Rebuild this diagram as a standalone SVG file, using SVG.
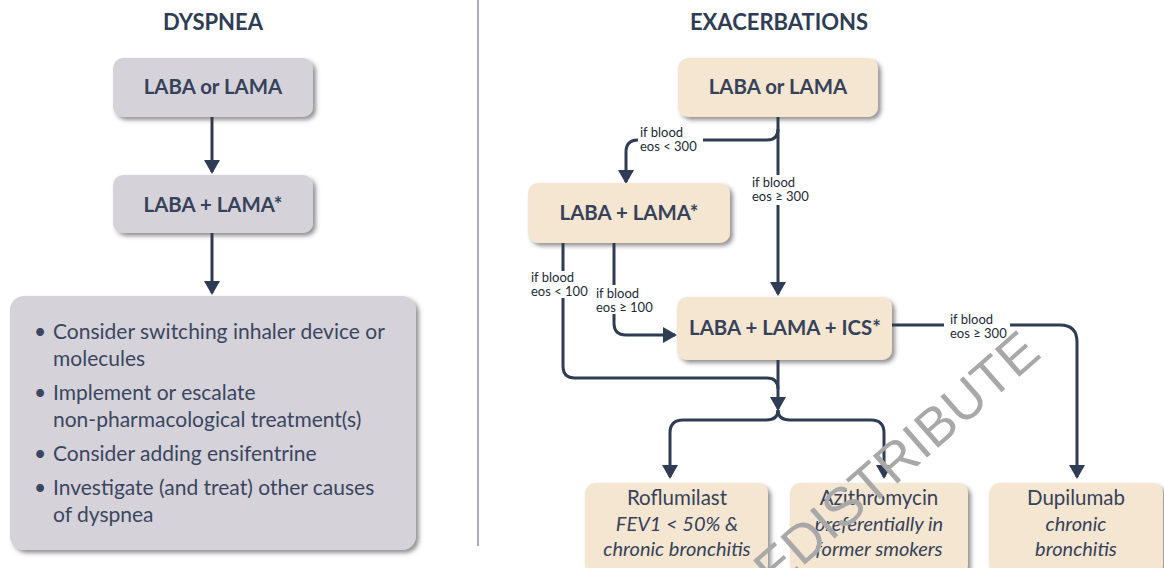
<svg xmlns="http://www.w3.org/2000/svg" width="1164" height="568" viewBox="0 0 1164 568">
  <defs>
    <filter id="shadow" x="-10%" y="-10%" width="125%" height="130%">
      <feDropShadow dx="3" dy="3" stdDeviation="2" flood-color="#3a3a3a" flood-opacity="0.55"/>
    </filter>
    <marker id="arrow" viewBox="0 0 14 16" refX="12" refY="8" markerWidth="14" markerHeight="16" markerUnits="userSpaceOnUse" orient="auto">
      <path d="M0,0 L14,8 L0,16 z" fill="#2e3d55"/>
    </marker>
    <style>
      .title { font-family: Lato, "Open Sans", "Liberation Sans", sans-serif; font-weight: 700; font-size: 22px; fill: #2f3d55; text-anchor: middle; }
      .box-gray { fill: #d5d2da; filter: url(#shadow); }
      .box-tan { fill: #f4e6d1; filter: url(#shadow); }
      .label { font-family: Lato, "Open Sans", "Liberation Sans", sans-serif; font-weight: 700; font-size: 20.4px; fill: #36425a; text-anchor: middle; }
      .bullet { font-family: Lato, "Open Sans", "Liberation Sans", sans-serif; font-size: 21px; fill: #3a4660; }
      .drug { font-family: Lato, "Open Sans", "Liberation Sans", sans-serif; font-size: 20.5px; fill: #36425a; text-anchor: middle; }
      .note { font-family: Lato, "Open Sans", "Liberation Sans", sans-serif; font-style: italic; font-size: 20px; fill: #36425a; text-anchor: middle; }
      .cond { font-family: Lato, "Open Sans", "Liberation Sans", sans-serif; font-size: 13px; fill: #222a36; }
      .wire { fill: none; stroke: #2e3d55; stroke-width: 3; }
      .wire-arrow { fill: none; stroke: #2e3d55; stroke-width: 3; marker-end: url(#arrow); }
      .watermark { font-family: "Liberation Sans", Arial, sans-serif; font-size: 54px; fill: #a8a8a8; }
    </style>
  </defs>

  <rect width="1164" height="568" fill="#ffffff"/>

  <!-- column headings and divider -->
  <text class="title" x="213" y="30">DYSPNEA</text>
  <text class="title" x="779" y="30">EXACERBATIONS</text>
  <line x1="478" y1="0" x2="478" y2="546" stroke="#8d91a0" stroke-width="1.5"/>

  <!-- connectors -->
  <g id="connectors">
    <!-- dyspnea pathway -->
    <path class="wire-arrow" d="M212 117 V172"/>
    <path class="wire-arrow" d="M212 233 V293"/>

    <!-- LABA or LAMA trunk, eos >= 300 -->
    <path class="wire" d="M778 117 V175"/>
    <path class="wire-arrow" d="M778 205 V294"/>
    <!-- eos < 300 branch -->
    <path class="wire" d="M703 140 H767 Q778 140 778 129"/>
    <path class="wire-arrow" d="M638 140 Q626 140 626 152 V182"/>

    <!-- LABA + LAMA: eos < 100 -->
    <path class="wire" d="M563 243 V271"/>
    <path class="wire" d="M563 298 V366 Q563 378 575 378 H767 Q778 378 778 389"/>
    <!-- LABA + LAMA: eos >= 100 -->
    <path class="wire" d="M614 243 V285"/>
    <path class="wire-arrow" d="M614 314 V323 Q614 335 626 335 H675"/>

    <!-- LABA + LAMA + ICS down to add-ons -->
    <path class="wire-arrow" d="M778 360 V409"/>
    <path class="wire-arrow" d="M778 410 Q778 420 766 420 H683 Q670 420 670 433 V477"/>
    <path class="wire-arrow" d="M778 410 Q778 420 790 420 H871 Q884 420 884 433 V477"/>

    <!-- eos >= 300 to Dupilumab -->
    <path class="wire" d="M892 325 H944"/>
    <path class="wire-arrow" d="M1010 325 H1060 Q1077 325 1077 342 V477"/>

    <!-- condition labels -->
    <text class="cond" x="640" y="137">if blood</text>
    <text class="cond" x="640" y="151">eos &lt; 300</text>
    <text class="cond" x="752" y="187">if blood</text>
    <text class="cond" x="752" y="201">eos ≥ 300</text>
    <text class="cond" x="531" y="282">if blood</text>
    <text class="cond" x="531" y="296">eos &lt; 100</text>
    <text class="cond" x="596" y="298">if blood</text>
    <text class="cond" x="596" y="312">eos ≥ 100</text>
    <text class="cond" x="950" y="324">if blood</text>
    <text class="cond" x="950" y="338">eos ≥ 300</text>
  </g>

  <!-- dyspnea nodes -->
  <g id="dysp-laba-or-lama">
    <rect class="box-gray" x="113" y="58" width="200" height="59" rx="10"/>
    <text class="label" x="213" y="94">LABA or LAMA</text>
  </g>
  <g id="dysp-laba-lama">
    <rect class="box-gray" x="113" y="175" width="200" height="58" rx="10"/>
    <text class="label" x="213" y="212">LABA + LAMA*</text>
  </g>
  <g id="dysp-options">
    <rect class="box-gray" x="10" y="296" width="406" height="254" rx="14"/>
    <text class="bullet" x="34" y="339">•</text>
    <text class="bullet" x="53" y="339">Consider switching inhaler device or</text>
    <text class="bullet" x="53" y="366">molecules</text>
    <text class="bullet" x="34" y="400">•</text>
    <text class="bullet" x="53" y="400">Implement or escalate</text>
    <text class="bullet" x="53" y="427">non-pharmacological treatment(s)</text>
    <text class="bullet" x="34" y="461">•</text>
    <text class="bullet" x="53" y="461">Consider adding ensifentrine</text>
    <text class="bullet" x="34" y="495">•</text>
    <text class="bullet" x="53" y="495">Investigate (and treat) other causes</text>
    <text class="bullet" x="53" y="522">of dyspnea</text>
  </g>

  <!-- exacerbation nodes -->
  <g id="exac-laba-or-lama">
    <rect class="box-tan" x="678" y="58" width="200" height="59" rx="10"/>
    <text class="label" x="778" y="94">LABA or LAMA</text>
  </g>
  <g id="exac-laba-lama">
    <rect class="box-tan" x="528" y="183" width="202" height="60" rx="10"/>
    <text class="label" x="629" y="220">LABA + LAMA*</text>
  </g>
  <g id="exac-laba-lama-ics">
    <rect class="box-tan" x="677" y="297" width="215" height="63" rx="10"/>
    <text class="label" x="785" y="335">LABA + LAMA + ICS*</text>
  </g>
  <g id="roflumilast">
    <rect class="box-tan" x="585" y="483" width="183" height="92" rx="10"/>
    <text class="drug" x="677" y="505">Roflumilast</text>
    <text class="note" x="677" y="531">FEV1 &lt; 50% &amp;</text>
    <text class="note" x="677" y="556">chronic bronchitis</text>
  </g>
  <g id="azithromycin">
    <rect class="box-tan" x="790" y="483" width="178" height="92" rx="10"/>
    <text class="drug" x="879" y="505">Azithromycin</text>
    <text class="note" x="879" y="531">preferentially in</text>
    <text class="note" x="879" y="556">former smokers</text>
  </g>
  <g id="dupilumab">
    <rect class="box-tan" x="989" y="483" width="174" height="92" rx="10"/>
    <text class="drug" x="1076" y="505">Dupilumab</text>
    <text class="note" x="1076" y="531">chronic</text>
    <text class="note" x="1076" y="556">bronchitis</text>
  </g>

  <!-- gray watermark lettering across the lower right -->
  <text class="watermark" x="0" y="0" text-anchor="end" transform="translate(1043 356) rotate(-41.2)">REDISTRIBUTE</text>
</svg>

__________

What to produce - Transcribe the material exactly, keeping every word and none of the pictures.

Result of this exercise -
Rebuild this diagram as a standalone SVG file, using SVG.
<svg xmlns="http://www.w3.org/2000/svg" width="1164" height="568" viewBox="0 0 1164 568">
  <defs>
    <filter id="shadow" x="-10%" y="-10%" width="125%" height="130%">
      <feDropShadow dx="3" dy="3" stdDeviation="2" flood-color="#3a3a3a" flood-opacity="0.55"/>
    </filter>
    <marker id="arrow" viewBox="0 0 14 16" refX="12" refY="8" markerWidth="14" markerHeight="16" markerUnits="userSpaceOnUse" orient="auto">
      <path d="M0,0 L14,8 L0,16 z" fill="#2e3d55"/>
    </marker>
    <style>
      .title { font-family: Lato, "Open Sans", "Liberation Sans", sans-serif; font-weight: 700; font-size: 22px; fill: #2f3d55; text-anchor: middle; }
      .box-gray { fill: #d5d2da; filter: url(#shadow); }
      .box-tan { fill: #f4e6d1; filter: url(#shadow); }
      .label { font-family: Lato, "Open Sans", "Liberation Sans", sans-serif; font-weight: 700; font-size: 20.4px; fill: #36425a; text-anchor: middle; }
      .bullet { font-family: Lato, "Open Sans", "Liberation Sans", sans-serif; font-size: 21px; fill: #3a4660; }
      .drug { font-family: Lato, "Open Sans", "Liberation Sans", sans-serif; font-size: 20.5px; fill: #36425a; text-anchor: middle; }
      .note { font-family: Lato, "Open Sans", "Liberation Sans", sans-serif; font-style: italic; font-size: 20px; fill: #36425a; text-anchor: middle; }
      .cond { font-family: Lato, "Open Sans", "Liberation Sans", sans-serif; font-size: 13px; fill: #222a36; }
      .wire { fill: none; stroke: #2e3d55; stroke-width: 3; }
      .wire-arrow { fill: none; stroke: #2e3d55; stroke-width: 3; marker-end: url(#arrow); }
      .watermark { font-family: "Liberation Sans", Arial, sans-serif; font-size: 54px; fill: #a8a8a8; }
    </style>
  </defs>

  <rect width="1164" height="568" fill="#ffffff"/>

  <!-- column headings and divider -->
  <text class="title" x="213" y="30">DYSPNEA</text>
  <text class="title" x="779" y="30">EXACERBATIONS</text>
  <line x1="478" y1="0" x2="478" y2="546" stroke="#8d91a0" stroke-width="1.5"/>

  <!-- connectors -->
  <g id="connectors">
    <!-- dyspnea pathway -->
    <path class="wire-arrow" d="M212 117 V172"/>
    <path class="wire-arrow" d="M212 233 V293"/>

    <!-- LABA or LAMA trunk, eos >= 300 -->
    <path class="wire" d="M778 117 V175"/>
    <path class="wire-arrow" d="M778 205 V294"/>
    <!-- eos < 300 branch -->
    <path class="wire" d="M703 140 H767 Q778 140 778 129"/>
    <path class="wire-arrow" d="M638 140 Q626 140 626 152 V182"/>

    <!-- LABA + LAMA: eos < 100 -->
    <path class="wire" d="M563 243 V271"/>
    <path class="wire" d="M563 298 V366 Q563 378 575 378 H767 Q778 378 778 389"/>
    <!-- LABA + LAMA: eos >= 100 -->
    <path class="wire" d="M614 243 V285"/>
    <path class="wire-arrow" d="M614 314 V323 Q614 335 626 335 H675"/>

    <!-- LABA + LAMA + ICS down to add-ons -->
    <path class="wire-arrow" d="M778 360 V409"/>
    <path class="wire-arrow" d="M778 410 Q778 420 766 420 H683 Q670 420 670 433 V477"/>
    <path class="wire-arrow" d="M778 410 Q778 420 790 420 H871 Q884 420 884 433 V477"/>

    <!-- eos >= 300 to Dupilumab -->
    <path class="wire" d="M892 325 H944"/>
    <path class="wire-arrow" d="M1010 325 H1060 Q1077 325 1077 342 V477"/>

    <!-- condition labels -->
    <text class="cond" x="640" y="137">if blood</text>
    <text class="cond" x="640" y="151">eos &lt; 300</text>
    <text class="cond" x="752" y="187">if blood</text>
    <text class="cond" x="752" y="201">eos ≥ 300</text>
    <text class="cond" x="531" y="282">if blood</text>
    <text class="cond" x="531" y="296">eos &lt; 100</text>
    <text class="cond" x="596" y="298">if blood</text>
    <text class="cond" x="596" y="312">eos ≥ 100</text>
    <text class="cond" x="950" y="324">if blood</text>
    <text class="cond" x="950" y="338">eos ≥ 300</text>
  </g>

  <!-- dyspnea nodes -->
  <g id="dysp-laba-or-lama">
    <rect class="box-gray" x="113" y="58" width="200" height="59" rx="10"/>
    <text class="label" x="213" y="94">LABA or LAMA</text>
  </g>
  <g id="dysp-laba-lama">
    <rect class="box-gray" x="113" y="175" width="200" height="58" rx="10"/>
    <text class="label" x="213" y="212">LABA + LAMA*</text>
  </g>
  <g id="dysp-options">
    <rect class="box-gray" x="10" y="296" width="406" height="254" rx="14"/>
    <text class="bullet" x="34" y="339">•</text>
    <text class="bullet" x="53" y="339">Consider switching inhaler device or</text>
    <text class="bullet" x="53" y="366">molecules</text>
    <text class="bullet" x="34" y="400">•</text>
    <text class="bullet" x="53" y="400">Implement or escalate</text>
    <text class="bullet" x="53" y="427">non-pharmacological treatment(s)</text>
    <text class="bullet" x="34" y="461">•</text>
    <text class="bullet" x="53" y="461">Consider adding ensifentrine</text>
    <text class="bullet" x="34" y="495">•</text>
    <text class="bullet" x="53" y="495">Investigate (and treat) other causes</text>
    <text class="bullet" x="53" y="522">of dyspnea</text>
  </g>

  <!-- exacerbation nodes -->
  <g id="exac-laba-or-lama">
    <rect class="box-tan" x="678" y="58" width="200" height="59" rx="10"/>
    <text class="label" x="778" y="94">LABA or LAMA</text>
  </g>
  <g id="exac-laba-lama">
    <rect class="box-tan" x="528" y="183" width="202" height="60" rx="10"/>
    <text class="label" x="629" y="220">LABA + LAMA*</text>
  </g>
  <g id="exac-laba-lama-ics">
    <rect class="box-tan" x="677" y="297" width="215" height="63" rx="10"/>
    <text class="label" x="785" y="335">LABA + LAMA + ICS*</text>
  </g>
  <g id="roflumilast">
    <rect class="box-tan" x="585" y="483" width="183" height="92" rx="10"/>
    <text class="drug" x="677" y="505">Roflumilast</text>
    <text class="note" x="677" y="531">FEV1 &lt; 50% &amp;</text>
    <text class="note" x="677" y="556">chronic bronchitis</text>
  </g>
  <g id="azithromycin">
    <rect class="box-tan" x="790" y="483" width="178" height="92" rx="10"/>
    <text class="drug" x="879" y="505">Azithromycin</text>
    <text class="note" x="879" y="531">preferentially in</text>
    <text class="note" x="879" y="556">former smokers</text>
  </g>
  <g id="dupilumab">
    <rect class="box-tan" x="989" y="483" width="174" height="92" rx="10"/>
    <text class="drug" x="1076" y="505">Dupilumab</text>
    <text class="note" x="1076" y="531">chronic</text>
    <text class="note" x="1076" y="556">bronchitis</text>
  </g>

  <!-- gray watermark lettering across the lower right -->
  <text class="watermark" x="0" y="0" text-anchor="end" transform="translate(1043 356) rotate(-41.2)">REDISTRIBUTE</text>
</svg>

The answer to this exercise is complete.